Communication and Reporting Structures
Offshore arrangements fail operationally when communication structures are informal and reporting is inconsistent. The governance framework should specify, in the service agreement, what reporting the offshore provider is required to deliver, at what cadence, and in what format.
Timezone Overlap Requirements
Australian organisations engaging offshore providers in South or Southeast Asia typically have 2 to 5 hours of business day overlap. That window needs to be used deliberately. Daily stand-ups or check-ins should be scheduled within the overlap window, escalation paths should be clearly defined, and arrangements for issues arising outside overlap hours should be agreed in advance. Arrangements that assume informal communication will suffice typically discover the inadequacy of this assumption during an incident.
Status Reporting Cadence
Weekly status reports covering deliverables completed, work in progress, blockers, issues raised and resolved, and upcoming milestones should be a contractual obligation, not a courtesy. The reports serve both operational and governance purposes: they provide visibility for project management and they create a documented record of progress and issue management that demonstrates the organisation’s oversight of the arrangement.
Escalation Paths
Every offshore arrangement should have a documented escalation path that doesn’t depend on the availability of a single individual on either side. If the engagement manager is unavailable, who is the next point of contact? At what point does an issue escalate from the project team to the vendor management function? These paths should be documented and tested, not assumed.

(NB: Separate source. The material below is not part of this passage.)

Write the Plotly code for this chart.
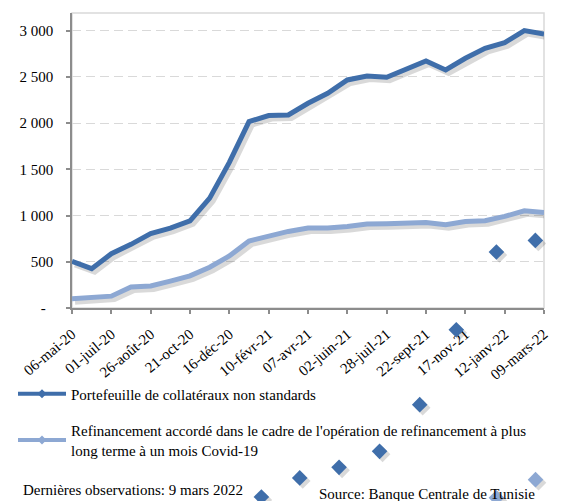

Risk Mitigation Strategies
Experienced organisations engaging offshore IT specialists use several risk mitigation strategies that are worth adopting as standard practice rather than as responses to problems.
Graduated Scope Expansion
New offshore arrangements should start with lower-risk, lower-complexity work and expand scope as the provider demonstrates consistent quality and compliance. Beginning with a mission-critical system integration and an offshore provider you’ve never worked with before concentrates risk unnecessarily. A probation period with defined quality gates before full scope engagement is standard practice for organisations with mature vendor management frameworks.
Probation Periods with Quality Gates
Define, in the engagement agreement, specific quality metrics that must be met within the first 60 to 90 days before the arrangement transitions to its full operational scope. If quality gates aren’t met, the agreement should include provisions for additional support, scope reduction, or exit.
Knowledge Management Obligations
Offshore arrangements should include contractual obligations for documentation quality and knowledge transfer. Code documentation standards, architecture documentation requirements, and handover documentation for departing specialists should be contractually specified, not aspirational. The risk of key person dependency, where critical knowledge resides in an offshore specialist who is not obligated to document it, is a governance failure that creates operational risk and exit barriers.
Exit Provisions
Every offshore arrangement should have a documented exit plan: how knowledge transfer occurs if the arrangement ends, what data return and deletion obligations the offshore provider has, what transition assistance they are required to provide, and what notice periods apply. Organisations that haven’t thought through the exit before engaging often find that exit is significantly more difficult than anticipated.
Offshore IT engagement, managed with proper governance, is a legitimate and valuable model for Australian organisations. The governance framework described here isn’t designed to make offshore engagement harder. It’s designed to make it sustainable, compliant, and proportionate to the risk it creates.